In a posting about the drive-by download campaign, Stevens says that he got the idea after picking up a small book on Google Adwords at the library and finding out how easy and cheap it is to set up an ad.

"You can start with a couple of euros per month," he said. "And that gave me an idea: this can be used with malicious [intent]. It's a way to get a drive-by download site on the first page of a search."

First, Stevens bought the drive-by-download.info domain. .info domains are notorious for hosting malware, he points out. Then he set up a server to display the innocuous message "Thank you for your visit" and to log the requests.

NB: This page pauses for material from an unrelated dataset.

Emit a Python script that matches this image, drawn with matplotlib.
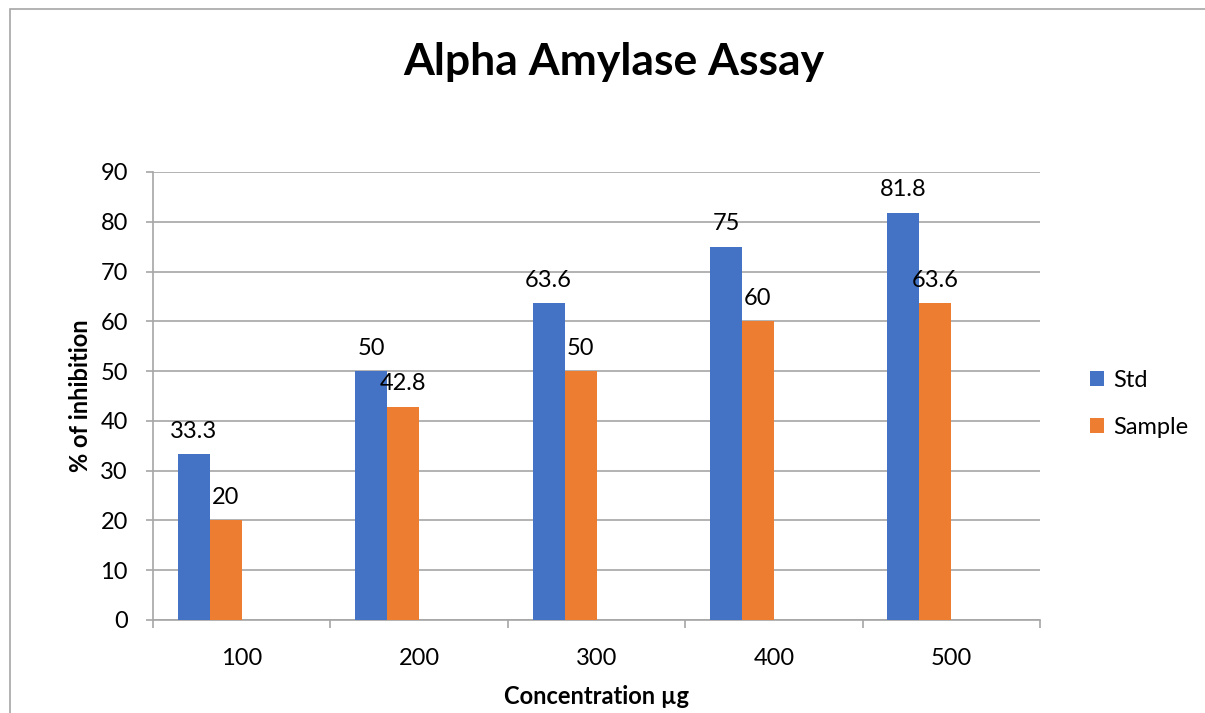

No PCs were harmed in this experiment, he emphasizes. The site is benign and has never hosted malware or other scripts or code. Then he started the Google Adwords campaign, using combinations of the words "drive-by download" along with the ad, which links to the drive-by-download.info site.

Next, he sat and waited ? for six months.

Over that period, his ad was viewed 259,723 times and clicked on 409 times, for a click-through rate of about .16 percent. The experiment cost him $23, or 6 cents per click/potentially infected machine.

Of the 409 people who clicked, 98 percent were running Windows machines, according to the user agent string, which is a text string that identifies a Web site visitor to a server. The agent string typically includes application name, version, host operating system and language.

This is the breakdown for the browsers that were used in those 409 clicks:

IE 5.5 1
IE 6.0 286
IE 7.0 48
Safari (419.3) 1
Opera 9.01 1
Opera 9.10 1
Firefox 1.0 7
Firefox 1.5.0.7 9
Firefox 1.5.0.8 2
Firefox 1.5.0.9 3
Firefox 2.0 3
Firefox 2.0.0.1 6
Firefox 2.0.0.2 1
Firefox 2.0.0.3 21
SeaMonkey 1.1 2
AdsBot-Google 24

Total 416​
Stevens found a discrepancy of seven hits recorded by his logs but not reported by Google. He believes those seven click-throughs might have come from bots that Google filtered out. Bots often include a URL and/or e-mail address in their user agent string so that a Webmaster can contact the botnet operator.

Stevens says that he designed his ad to make it look fishy, but he had no problem getting Google to accept it and has had no complaints to date. And, although a healthy amount of people clicked on it, he said there's "no way to know what motivated them to click on my ad. I did not submit them to an IQ-test."

The reason for running the experiment and publishing his results now is that this technique of putting up ads for what turns out to be drive-by downloads is being used in the wild. For example, the popular geek hardware store Tomshardware.com discovered a Trojan, hosted out of Argentina, lurking on one of its banner ads earlier in May.

Stevens has posted a video of Google showing his ad on YouTube.

Stevens said he's sure he could get much more traffic if he invested more in his Google Adwords budget and came up with a better designed ad.